While most people are either mourning the deaths of the recent earthquake in the Philippines, or being anxious for the unveiling of the new iPad in a week’s time, they become oblivious that the most rational emotion to feel right now is to worry.
Why worry? October 17 is a date that looms, while that may just be another Thursday to some, another payday for most or for an even numerous amount of people, another occasion for them to upload a photo from the past into their social networking accounts, the third Thursday of October bears a more serious connotation than just being another day.
By the end of the day Oct. 17, the U.S. Treasury will max out its ability to borrow money and be left only with the cash on hand to pay bills going forward. This is because the U.S. will reach it’s debt ceiling when the clock turns to midnight on October 18, essentially being unable to secure new loans. This means that October 17 is the date when the United States, the world’s largest economy, fares into uncharted waters and risks an impeding disaster economists call, a ‘default’.
Since their government is still in an impasse because of the shutdown and spending powers are limited with no budget enacted, therefore the United States has to pay their bills with sales from treasury bonds. So what’s a treasury bond you might ask? A treasury bond is like an I.O.U from a national government, whether it may be from the United States or the Philippine government. Buying a treasury bond from the government is essentially lending your money to the government, which they pay off timely with interest, depending on their economic growth. It’s in the same effect as buying shares from a corporation if you may.
However, in order to become fiscally responsible the United States does impose a limit on how much they can borrow; this is called the debt ceiling. Since the shutdown disabled the government from effectively spending their revenues, they can only spend to pay off ‘essential services’ such as health services, military spending and emergency services to name a few, using funds from two different sources: daily tax income and what ever cash they had left from the previous tax year.
The U.S. Treasury Department, which safeguards the United States finances, estimates cash reserves to be at US$30B. This may seem like a huge sum, but bear in mind the size of the United States’ GDP and that amount is actually peanuts. In addition, the country is already facing massive ‘essential’ payouts in the coming weeks. The most sizable include: US$12B to be paid to Social Security benefits on October 23, a much larger US$53B in Healthcare payouts and Military pensions on the 1st of November and a US$6B payout to Treasury bond holders on October 31.

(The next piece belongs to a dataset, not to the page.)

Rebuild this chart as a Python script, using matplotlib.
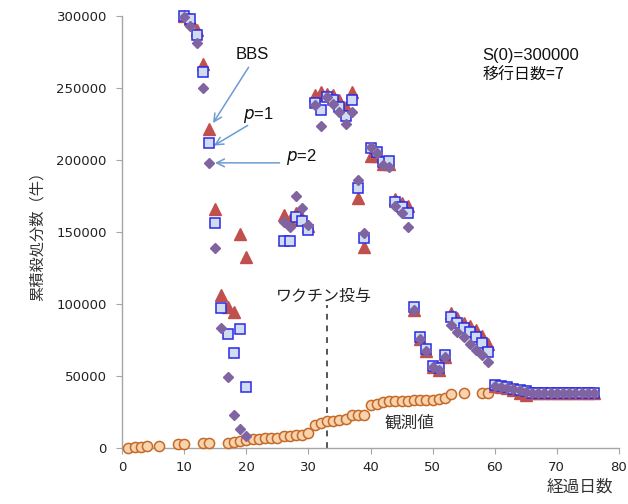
import matplotlib
matplotlib.use("Agg")
import matplotlib.pyplot as plt

# Observed cumulative culled cattle
obs_days = [1, 2, 3, 4, 6, 9, 10, 13, 14, 17, 18, 19, 20, 21, 22, 23, 24, 25, 26, 27, 28, 29, 30,
            31, 32, 33, 34, 35, 36, 37, 38, 39, 40, 41, 42, 43, 44, 45, 46, 47, 48, 49, 50,
            51, 52, 53, 55, 58, 59]
obs_vals = [300, 600, 900, 1100, 1600, 2800, 2800, 3500, 3500, 3700, 4200, 5100, 5800, 6300, 6600,
            6800, 6900, 6900, 8300, 8300, 9000, 9300, 10200, 16200, 17600, 18500, 19000, 19700,
            19900, 23100, 23100, 23100, 29600, 30400, 31700, 32400, 32400, 32400, 32400, 33100,
            33100, 33100, 33100, 33800, 35000, 37300, 37900, 37900, 37900]

# Model predictions
model_days = [10, 11, 12, 13, 14, 15, 16, 17, 18, 19, 20,
              26, 27, 28, 29, 30, 31, 32, 33, 34, 35, 36, 37, 38, 39,
              40, 41, 42, 43, 44, 45, 46, 47, 48, 49, 50, 51, 52,
              53, 54, 55, 56, 57, 58, 59,
              60, 61, 62, 63, 64, 65, 66, 67, 68, 69, 70, 71, 72, 73, 74, 75, 76]
bbs_vals = [300000, 298000, 290000, 266700, 221500, 165800, 106000, 97700, 94700, 148400, 132800,
            162000, 158000, 163000, 160000, 154000, 245000, 247500, 246000, 245000, 241700, 237000,
            247500, 173400, 139800,
            203000, 203000, 197000, 197000, 173000, 170000, 168000, 96000, 75500, 67500, 56000, 54500, 63500,
            94000, 90000, 87000, 85000, 82000, 78000, 72000,
            43000, 42500, 41500, 40000, 38000, 36500, 38000, 38000, 38000, 38000, 38000, 38000,
            38000, 38000, 38000, 38000, 38000]
p1_vals = [300000, 298000, 287000, 261000, 212000, 156000, 97000, 79000, 66200, 82600, 42600,
           143500, 143500, 160600, 157600, 151400, 239400, 234700, 243500, 242000, 237000, 230600,
           241700, 180300, 145600,
           208100, 205800, 198800, 199300, 171000, 167600, 163000, 97700, 76900, 68500, 57000, 55300, 64600,
           91200, 86600, 83100, 80800, 77300, 73100, 66900,
           43700, 43000, 42300, 41300, 40300, 39300, 38500, 38200, 38000, 38000, 38000, 38000,
           38000, 38000, 38000, 38000, 38000]
p2_vals = [299000, 293000, 281000, 250000, 197700, 139000, 83500, 49500, 22900, 13000, 8500,
           157000, 153700, 175000, 167000, 154800, 238000, 223600, 244000, 239000, 233000, 225000,
           233000, 186000, 149500,
           208800, 205000, 196500, 195000, 168000, 163000, 153700, 95800, 75500, 67500, 56000, 54500, 63500,
           85400, 80800, 77300, 72200, 68100, 64600, 59900,
           43000, 42700, 42000, 41000, 40000, 39000, 38300, 38000, 38000, 38000, 38000, 38000,
           38000, 38000, 38000, 38000, 38000]

x_ticks = [0, 10, 20, 30, 40, 50, 60, 70, 80]
y_ticks = [0, 50000, 100000, 150000, 200000, 250000, 300000]
vaccine_day = 33

JP = ['Noto Sans CJK JP', 'DejaVu Sans']
LAT = ['Liberation Sans', 'DejaVu Sans']

fig = plt.figure(figsize=(6.28, 5.04), dpi=100)
ax = fig.add_axes([0.1945, 0.1111, 0.791, 0.8572])

ax.plot(obs_days, obs_vals, linestyle='none', marker='o', markersize=7.3,
        markerfacecolor='#f9d3ae', markeredgecolor='#c46a28', markeredgewidth=1.1,
        clip_on=False, zorder=3)
ax.plot(model_days, bbs_vals, linestyle='none', marker='^', markersize=8,
        markerfacecolor='#c0504d', markeredgecolor='#c0504d', clip_on=False, zorder=4)
ax.plot(model_days, p1_vals, linestyle='none', marker='s', markersize=6.8,
        markerfacecolor='#cfdcf2', markeredgecolor='#2a2ae6', markeredgewidth=1.1,
        clip_on=False, zorder=5)
ax.plot(model_days, p2_vals, linestyle='none', marker='D', markersize=5.6,
        markerfacecolor='#8064a2', markeredgecolor='#8064a2', clip_on=False, zorder=6)

ax.plot([vaccine_day, vaccine_day], [0, 99000], linestyle=(0, (3, 3)), color='#555555',
        linewidth=1.4, zorder=2)

ax.set_xlim(0, 80)
ax.set_ylim(0, 300000)
ax.set_xticks(x_ticks)
ax.set_yticks(y_ticks)
ax.set_xticklabels([str(v) for v in x_ticks])
ax.set_yticklabels([str(v) for v in y_ticks])
for s in ['top', 'right']:
    ax.spines[s].set_visible(False)
for s in ['left', 'bottom']:
    ax.spines[s].set_color('#a6a6a6')
    ax.spines[s].set_linewidth(1.0)
ax.tick_params(axis='both', direction='out', length=4, color='#a6a6a6',
               labelsize=9.5, labelcolor='#222222')
ax.tick_params(axis='y', pad=7)
ax.tick_params(axis='x', pad=5)

ax.set_ylabel('累積殺処分数（牛）', fontsize=11, family=JP, color='#333333', labelpad=8)
fig.text(0.977, 0.016, '経過日数', fontsize=12, family=JP, color='#333333',
         ha='right', va='bottom')

arrow_kw = dict(arrowstyle='->', color='#6c9bd2', lw=1.1, mutation_scale=14)
ax.annotate('', xy=(14.4, 224000), xytext=(20.6, 266000), arrowprops=arrow_kw)
ax.annotate('', xy=(14.4, 209000), xytext=(20.6, 225000), arrowprops=arrow_kw)
ax.annotate('', xy=(14.5, 198000), xytext=(25.8, 198000), arrowprops=arrow_kw)

ax.text(21.0, 273000, 'BBS', fontsize=12, family=LAT, ha='center', va='center', color='#111111')
ax.text(22.0, 231000, '$\\it{p}$=1', fontsize=12, family=LAT, ha='center', va='center', color='#111111')
ax.text(28.9, 202000, '$\\it{p}$=2', fontsize=12, family=LAT, ha='center', va='center', color='#111111')
ax.text(58.0, 272500, 'S(0)=300000', fontsize=12, family=LAT, ha='left', va='center', color='#111111')
ax.text(58.0, 259000, '移行日数=7', fontsize=11.5, family=JP, ha='left', va='center', color='#111111')
ax.text(32.5, 105500, 'ワクチン投与', fontsize=11.5, family=JP, ha='center', va='center', color='#222222')
ax.text(46.3, 17500, '観測値', fontsize=12, family=JP, ha='center', va='center', color='#333333')

fig.savefig('out.png', dpi=100)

The first two payouts have less serious consequences, the U.S. government can simply choose to postpone such payouts until sufficient funds are in place. However, the third one has a much serious, if not colossal, implication. Since the treasury bonds are loans, failing to pay them will spell out ‘default’.
A default means that the borrower is unable to meet payments. Being unable to pay off credit owed to another party would give the debtor a bad credit rating, since they have a tendency not to pay their dues creditors will be hesitant to lend them money. In other words failing to pay off interest payments would give the US a bad standing, since they failed to make a payment and potential creditors are now aware of that. In simple terms, if a friend of yours was unemployed and asked you to lend him money, knowing that he has no source of income would you expect to see your money back? This is essentially what the default would look like.
The three prominent credit risk ratings agencies in the world are Fitch, Moody’s and Standard and Poor. These three entities give ratings to different national economies assessing how well they can meet payments, and it is these ratings which big-time lenders look at when they attempt to lend governments money. The better the rating, the less the risk the investor faces and therefore they are more willing to lend.
People may be scratching their heads wondering, how did such a wealthy nation get themselves into such mess? The answer is simple, the United States simply abused their credit rating too much that they used money they did not have to fund non-essential things. The U.S. campaigns in Iraq and Afghanistan were both costing the government trillions, the worst part is that it was all on credit. The culture of credit has even seeped deep into American way of living, the 2008 financial crisis proves this. Most people spend money they do not have on things they do not even need, in the end they are left struggling to pay off the credit.
The United States is not alone, European nations also fell into their respective credit holes either in the past or in the present. As the saying goes, spending becomes easier when you use money that isn’t yours. While that may be true, and somewhat amusing, it is no laughing matter what that kind of mentality has brought upon the world. We can only blame human greed and profligacy for this.
The U.S. Treasury bonds have long been deemed ‘risk-free’, this is testament to the superpower reputation the U.S. enjoys, a testament to its’ economic strength. The belief was always that the country would always be able to meet payments, with ease they used to say. Now that perception is as feeble as ever, the United States looks vulnerable. Let this be a lesson, not just for government, but even to ourselves: spend wisely, with money you have and prioritize that which is a necessity. All other spending can be done using what’s left.